Es könne aber nicht darum gehen, dass die Patienten pauschal Ärger oder Zufriedenheit äußerten, sagte die Sprecherin der Barmer Ersatzkasse, Susanne Rüsberg-Uhrig dem Berliner "Tagesspiegel" (Sonntag). Ärztevertreter kritisierten den AOK-Plan als unseriös und warnten vor einem Ärzte-TÜV und einem "digitalen Ärztepranger".
Der Vize-Vorsitzende des AOK-Bundesverbands, Jürgen Graalmann, hatte am Freitag angekündigt, dass die Allgemeine Ortskrankenkassen ihre 25 Millionen Versicherten zur Bewertung ihrer Ärzte im Internet aufrufen wollen. Das Portal "AOK-Arzt-Navigator" solle im Lauf des Jahres starten und ziele auf Verbesserungen der Behandlungsqualität ab. Die Bewertungs-Kriterien würden mit Medizinern entwickelt.
Barmer-Sprecherin Rüsberg-Uhrig sagte, das Echo auf den eigenen Krankenhausnavigator im Netz zeige, "dass der Bedarf durchaus da ist". Sie schränkte aber ein: "Nur wenn Ärzte und Wissenschaftler einen Kriterienkatalog entwerfen, kann das ein sinnvolles Instrument sein." Die Sprecherin der Techniker Krankenkasse (TK), Dorothee Meusch, verwies im "Tagesspiegel" auf eigene Erfahrungen mit Patientenbefragungen, die seit einiger Zeit in den Krankenhausführer der Kasse einfließen. "Wir werden das, was die AOK tut, mit Interesse verfolgen.

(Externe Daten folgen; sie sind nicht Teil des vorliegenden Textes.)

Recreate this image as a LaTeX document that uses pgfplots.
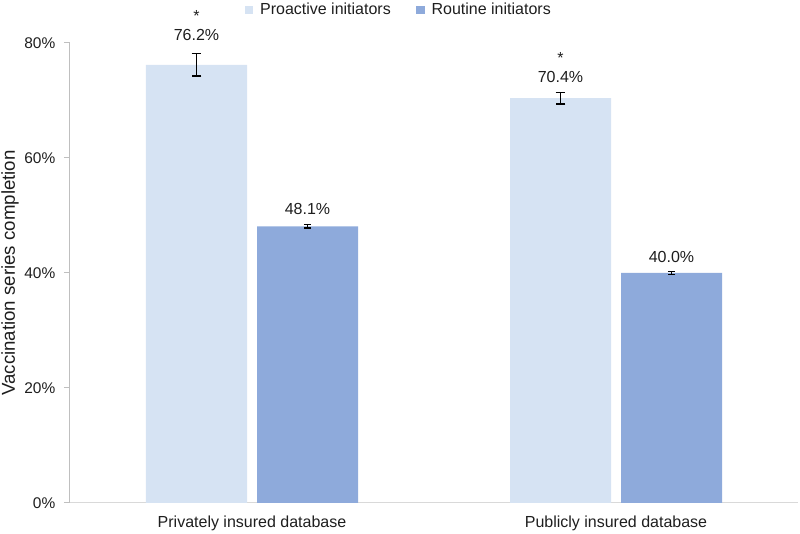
\documentclass[border=0pt]{standalone}
\usepackage{pgfplots}
\usepackage{pgfplotstable}
\usepackage{fontspec}
\setmainfont{Liberation Sans}
\pgfplotsset{compat=1.18}
\definecolor{proact}{RGB}{214,227,243}
\definecolor{routine}{RGB}{142,170,219}
\definecolor{axgray}{RGB}{191,191,191}
\definecolor{txt}{RGB}{30,30,30}

\pgfplotstableread{
x y err off
0 76.2 1.95 13
1 70.4 1.0 10
}\proactive
\pgfplotstableread{
x y err off
0 48.1 0.3 10
1 40.0 0.3 8
}\routinetab

\begin{document}
\begin{tikzpicture}
\path[use as bounding box] (-52.5pt,-23.25pt) rectangle (547.5pt,377.25pt);
\begin{axis}[
  anchor=south west,
  at={(0pt,0pt)},
  x=273pt, y=4.3125pt,
  xmin=-0.5, xmax=1.5, ymin=0, ymax=80,
  scale only axis,
  axis x line*=bottom, axis y line*=left,
  axis line style={axgray, line width=0.75pt},
  x axis line style={draw=black!15},
  ybar=7.5pt, bar width=75.75pt,
  xtick={0,1},
  xticklabels={Privately insured database,Publicly insured database},
  xtick style={draw=none},
  xticklabel style={font=\fontsize{12}{14}\selectfont, text=txt, yshift=-2pt},
  ytick={0,20,40,60,80},
  yticklabel={\pgfmathprintnumber{\tick}\%},
  ytick style={axgray, line width=0.75pt},
  tick align=outside,
  major tick length=4.5pt,
  yticklabel style={font=\fontsize{11.6}{14}\selectfont, text=txt, xshift=-3pt},
  /pgf/number format/assume math mode=true,
  ylabel={Vaccination series completion},
  every axis y label/.style={at={(axis description cs:-0.0824,0.5)}, rotate=90, anchor=center, font=\fontsize{14}{16}\selectfont, text=txt},
  legend columns=2,
  legend style={draw=none, fill=none, at={(axis description cs:0.452,1)}, anchor=center, yshift=24.75pt,
    font=\fontsize{12}{14}\selectfont, text=txt,
    /tikz/every odd column/.append style={column sep=3pt},
    /tikz/every even column/.append style={column sep=17pt}},
  legend image code/.code={\fill[#1] (0pt,-3.3pt) rectangle (6.6pt,3.3pt);},
  clip=false,
]
\addplot+[fill=proact, draw=none,
  nodes near coords={*\\[-1pt]\pgfmathprintnumber[fixed,fixed zerofill,precision=1]{\pgfplotspointmeta}\%},
  every node near coord/.append style={font=\fontsize{12}{15}\selectfont, text=txt, anchor=south, align=center, inner sep=0pt, yshift=\lblshift pt},
  error bars/.cd, y dir=both, y explicit,
  error bar style={black, line width=1.1pt},
  error mark options={black, rotate=90, mark size=3.6pt, line width=1.1pt}]
  table[x=x, y=y, y error=err,
    visualization depends on={\thisrow{err}*4.3125+\thisrow{off}*0.75 \as \lblshift}]
  {\proactive};
\addlegendentry{Proactive initiators}
\addplot+[fill=routine, draw=none,
  nodes near coords={\pgfmathprintnumber[fixed,fixed zerofill,precision=1]{\pgfplotspointmeta}\%},
  every node near coord/.append style={font=\fontsize{12}{15}\selectfont, text=txt, anchor=south, align=center, inner sep=0pt, yshift=\lblshift pt},
  error bars/.cd, y dir=both, y explicit,
  error bar style={black, line width=1.1pt},
  error mark options={black, rotate=90, mark size=2.8pt, line width=1.1pt}]
  table[x=x, y=y, y error=err,
    visualization depends on={\thisrow{err}*4.3125+\thisrow{off}*0.75 \as \lblshift}]
  {\routinetab};
\addlegendentry{Routine initiators}
\end{axis}
\end{tikzpicture}
\end{document}
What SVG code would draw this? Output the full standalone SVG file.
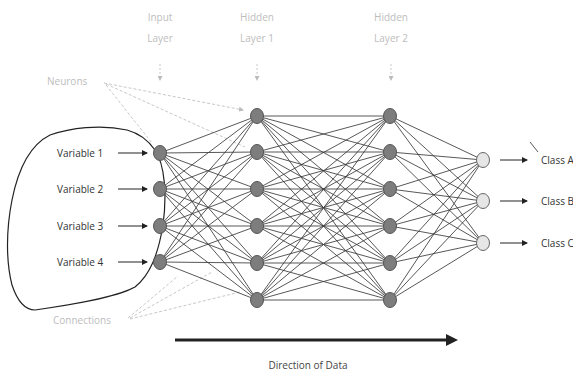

Die Patientenperspektive in die Qualitätssicherung einzubeziehen, halten wir für sinnvoll", sagte sie. Florian Lanz, der Sprecher des GKV-Spitzenverbandes, der Vertretung der gesetzlichen Krankenkassen, wollte sich zwar nicht konkret zum AOK-Modell äußern. "Wir begrüßen aber alles, was zu mehr Transparenz und besserer Versorgung führt", sagte er der Zeitung.
Der Vorstandschef der Kassenzahnärztlichen Bundesvereinigung, Jürgen Fedderwitz, warnte dagegen in der "Süddeutschen Zeitung" (Samstag), solche Bewertungsportale seien erfahrungsgemäß extrem missbrauchsanfällig. "Da muss die AOK aufpassen, dass sie kein populistisches System mit Hitparadencharakter aufbaut." Über gute Medizin könne man nicht einfach abstimmen wie bei "Deutschland sucht den Superstar".
Der Präsident der Bundesärztekammer, Jörg-Dietrich Hoppe, kritisierte in der "Berliner Zeitung" (Samstag): "Es ist unseriös, anonyme Fragebögen als Grundlage für Rankings zu nutzen." Wenn die AOK tatsächlich mit einer eigenen Plattform diesen Weg beschreiten sollte, erweise sie den berechtigten Ansprüchen ihrer Mitglieder auf qualitätsgesicherte Information einen Bärendienst. Der Sprecher der Kassenärztlichen Bundesvereinigung (KBV), Roland Stahl, warnte in den "Stuttgarter Nachrichten" und der "Kölnischen Rundschau" (Samstag) vor einem "digitalen Ärztepranger".
Die Patientenbeauftragte der Bundesregierung, Helga Kühn-Mengel (SPD), nahm das AOK-Vorhaben positiv auf. Patienten seien oft bei der Suche nach den richtigen Ärzten und Spezialisten überfordert. Ein Arzt-Navigator wie von der AOK geplant könne eine Orientierung bieten, sagte sie der "Süddeutschen Zeitung". Wichtig sei aber, dass die Bewertung wissenschaftlich fundiert und seriös sei. "Ich will nicht, dass Patienten Ärzte öffentlich diskriminieren können", sagte sie der "Berliner Zeitung".